┌──

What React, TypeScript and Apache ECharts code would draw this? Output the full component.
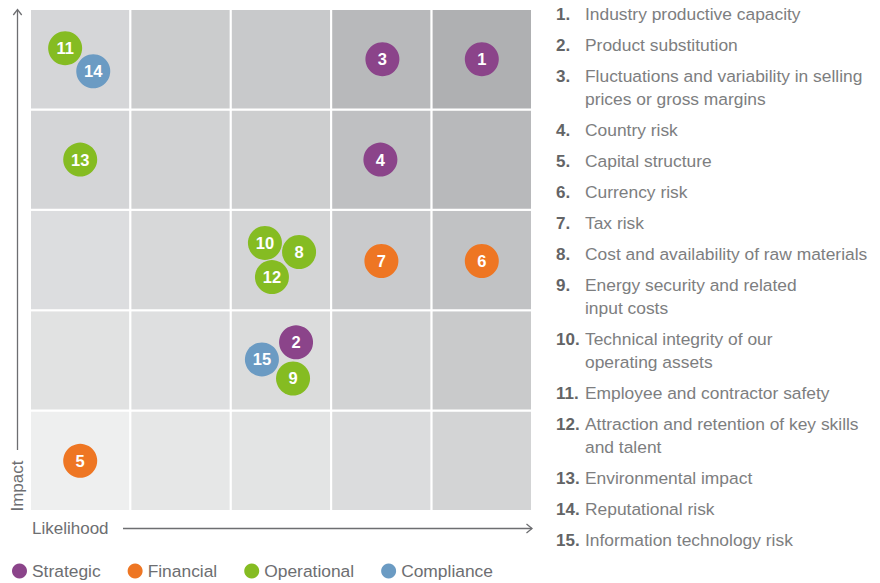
import React, { useEffect, useRef } from "react";
import * as echarts from "echarts";

// ---------- data ----------
const categories = ["Strategic", "Financial", "Operational", "Compliance"];

const riskIds = [1, 2, 3, 4, 5, 6, 7, 8, 9, 10, 11, 12, 13, 14, 15];
const riskNames = [
  "Industry productive capacity",
  "Product substitution",
  "Fluctuations and variability in selling\nprices or gross margins",
  "Country risk",
  "Capital structure",
  "Currency risk",
  "Tax risk",
  "Cost and availability of raw materials",
  "Energy security and related\ninput costs",
  "Technical integrity of our\noperating assets",
  "Employee and contractor safety",
  "Attraction and retention of key skills\nand talent",
  "Environmental impact",
  "Reputational risk",
  "Information technology risk",
];
const riskCategory = [
  "Strategic", "Strategic", "Strategic", "Strategic", "Financial",
  "Financial", "Financial", "Operational", "Operational", "Operational",
  "Operational", "Operational", "Operational", "Compliance", "Compliance",
];
// likelihood (x) and impact (y) on a 0–5 scale
const riskLikelihood = [4.5, 2.65, 3.51, 3.49, 0.5, 4.5, 3.5, 2.68, 2.62, 2.34, 0.35, 2.41, 0.5, 0.63, 2.31];
const riskImpact = [4.5, 1.68, 4.5, 3.5, 0.5, 2.49, 2.49, 2.58, 1.32, 2.67, 4.61, 2.33, 3.5, 4.38, 1.51];

const likelihoodBands = [0, 1, 2, 3, 4];
const impactBands = [0, 1, 2, 3, 4];

// ---------- styles ----------
const CAT_COLORS: Record<string, string> = {
  Strategic: "#8b448a",
  Financial: "#ee7623",
  Operational: "#85bc22",
  Compliance: "#6b9bc3",
};
// rows from bottom (impact band 0) to top
const CELL_COLORS = [
  ["#eeefef", "#e6e7e7", "#e3e4e4", "#dbdcdd", "#d3d4d5"],
  ["#e1e2e2", "#dedfe0", "#dbdcdc", "#d2d3d4", "#c9cacb"],
  ["#dcdddf", "#d7d8d9", "#d4d5d6", "#c9cacc", "#c1c2c4"],
  ["#d4d5d7", "#d1d2d3", "#cdcecf", "#bfc0c2", "#b8b9bb"],
  ["#d5d6d8", "#cbcccd", "#c8c9cb", "#b8b9bb", "#afb0b2"],
];
const FONT = "'Liberation Sans', Arial, Helvetica, sans-serif";
const AXIS_COLOR = "#6d6e71";
const TEXT_COLOR = "#7d7e80";
const NUM_COLOR = "#636466";

export default function App() {
  const ref = useRef<HTMLDivElement>(null);

  useEffect(() => {
    if (!ref.current) return;
    const chart = echarts.init(ref.current, undefined, { renderer: "svg" });

    const cells: number[][] = [];
    impactBands.forEach((r) => likelihoodBands.forEach((c) => cells.push([c, r])));

    const scatterSeries = categories.map((cat) => ({
      name: cat,
      type: "scatter",
      symbol: "circle",
      symbolSize: 34,
      itemStyle: { color: CAT_COLORS[cat], opacity: 1 },
      label: {
        show: true,
        position: "inside",
        formatter: (p: any) => String(p.value[2]),
        color: "#ffffff",
        fontSize: 16.5,
        fontWeight: "bold",
        fontFamily: FONT,
      },
      emphasis: { disabled: true },
      z: 5,
      data: riskIds
        .map((id, i) => ({ id, i }))
        .filter((d) => riskCategory[d.i] === cat)
        .map((d) => [riskLikelihood[d.i], riskImpact[d.i], d.id]),
    }));

    // right-hand list
    const listGraphics: any[] = [];
    let y = 14;
    riskIds.forEach((id, i) => {
      const lines = riskNames[i].split("\n").length;
      listGraphics.push({
        type: "text",
        x: 556,
        y,
        style: {
          text: id + ".",
          fill: NUM_COLOR,
          font: `bold 17px ${FONT}`,
          verticalAlign: "middle",
          align: "left",
        },
      });
      listGraphics.push({
        type: "text",
        x: 585,
        y: y - 11.5,
        style: {
          text: riskNames[i],
          fill: TEXT_COLOR,
          font: `17.4px ${FONT}`,
          lineHeight: 23,
          verticalAlign: "top",
          align: "left",
        },
      });
      y += 31 + 23 * (lines - 1);
    });

    chart.setOption({
      animation: false,
      grid: { left: 30, top: 9, width: 502, height: 502 },
      xAxis: {
        type: "value",
        min: 0,
        max: 5,
        interval: 1,
        show: false,
      },
      yAxis: {
        type: "value",
        min: 0,
        max: 5,
        interval: 1,
        show: false,
      },
      legend: {
        data: categories,
        left: 12,
        top: 562,
        padding: 0,
        icon: "circle",
        itemWidth: 15,
        itemHeight: 15,
        itemGap: 27,
        textStyle: { color: AXIS_COLOR, fontSize: 17.4, fontFamily: FONT, lineHeight: 18 },
        selectedMode: false,
      },
      series: [
        {
          type: "custom",
          silent: true,
          z: 1,
          data: cells,
          encode: { x: 0, y: 1 },
          renderItem: (_params: any, api: any) => {
            const c = api.value(0);
            const r = api.value(1);
            const p0 = api.coord([c, r + 1]);
            const p1 = api.coord([c + 1, r]);
            return {
              type: "rect",
              shape: { x: p0[0], y: p0[1], width: p1[0] - p0[0], height: p1[1] - p0[1] },
              style: { fill: CELL_COLORS[r][c], stroke: "#ffffff", lineWidth: 2 },
            };
          },
        },
        ...scatterSeries,
      ],
      graphic: [
        // y axis arrow
        { type: "line", shape: { x1: 17.5, y1: 450, x2: 17.5, y2: 10 }, style: { stroke: AXIS_COLOR, lineWidth: 1.3 } },
        {
          type: "polyline",
          shape: { points: [[13.3, 15], [17.5, 9.5], [21.7, 15]] },
          style: { stroke: AXIS_COLOR, lineWidth: 1.3, fill: "none" },
        },
        {
          type: "text",
          x: 17,
          y: 486,
          rotation: Math.PI / 2,
          style: {
            text: "Impact",
            fill: AXIS_COLOR,
            font: `17px ${FONT}`,
            align: "center",
            verticalAlign: "middle",
          },
        },
        // x axis arrow
        {
          type: "text",
          x: 32,
          y: 528,
          style: {
            text: "Likelihood",
            fill: AXIS_COLOR,
            font: `17px ${FONT}`,
            align: "left",
            verticalAlign: "middle",
          },
        },
        { type: "line", shape: { x1: 123, y1: 528.5, x2: 532, y2: 528.5 }, style: { stroke: AXIS_COLOR, lineWidth: 1.3 } },
        {
          type: "polyline",
          shape: { points: [[526.5, 524], [532, 528.5], [526.5, 533]] },
          style: { stroke: AXIS_COLOR, lineWidth: 1.3, fill: "none" },
        },
        ...listGraphics,
      ],
    });

    return () => chart.dispose();
  }, []);

  return (
    <div
      ref={ref}
      style={{ position: "absolute", left: 0, top: 0, width: 880, height: 583, background: "#ffffff" }}
    />
  );
}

└──

| AIM OF THE TASK |
Write down every line from the opening of the listing to the line with "3.5, 4.38, 1.51];", both included, and nothing else; the pictures are omitted.

| TASK SOLUTION |
What React, TypeScript and Apache ECharts code would draw this? Output the full component.
import React, { useEffect, useRef } from "react";
import * as echarts from "echarts";

// ---------- data ----------
const categories = ["Strategic", "Financial", "Operational", "Compliance"];

const riskIds = [1, 2, 3, 4, 5, 6, 7, 8, 9, 10, 11, 12, 13, 14, 15];
const riskNames = [
  "Industry productive capacity",
  "Product substitution",
  "Fluctuations and variability in selling\nprices or gross margins",
  "Country risk",
  "Capital structure",
  "Currency risk",
  "Tax risk",
  "Cost and availability of raw materials",
  "Energy security and related\ninput costs",
  "Technical integrity of our\noperating assets",
  "Employee and contractor safety",
  "Attraction and retention of key skills\nand talent",
  "Environmental impact",
  "Reputational risk",
  "Information technology risk",
];
const riskCategory = [
  "Strategic", "Strategic", "Strategic", "Strategic", "Financial",
  "Financial", "Financial", "Operational", "Operational", "Operational",
  "Operational", "Operational", "Operational", "Compliance", "Compliance",
];
// likelihood (x) and impact (y) on a 0–5 scale
const riskLikelihood = [4.5, 2.65, 3.51, 3.49, 0.5, 4.5, 3.5, 2.68, 2.62, 2.34, 0.35, 2.41, 0.5, 0.63, 2.31];
const riskImpact = [4.5, 1.68, 4.5, 3.5, 0.5, 2.49, 2.49, 2.58, 1.32, 2.67, 4.61, 2.33, 3.5, 4.38, 1.51];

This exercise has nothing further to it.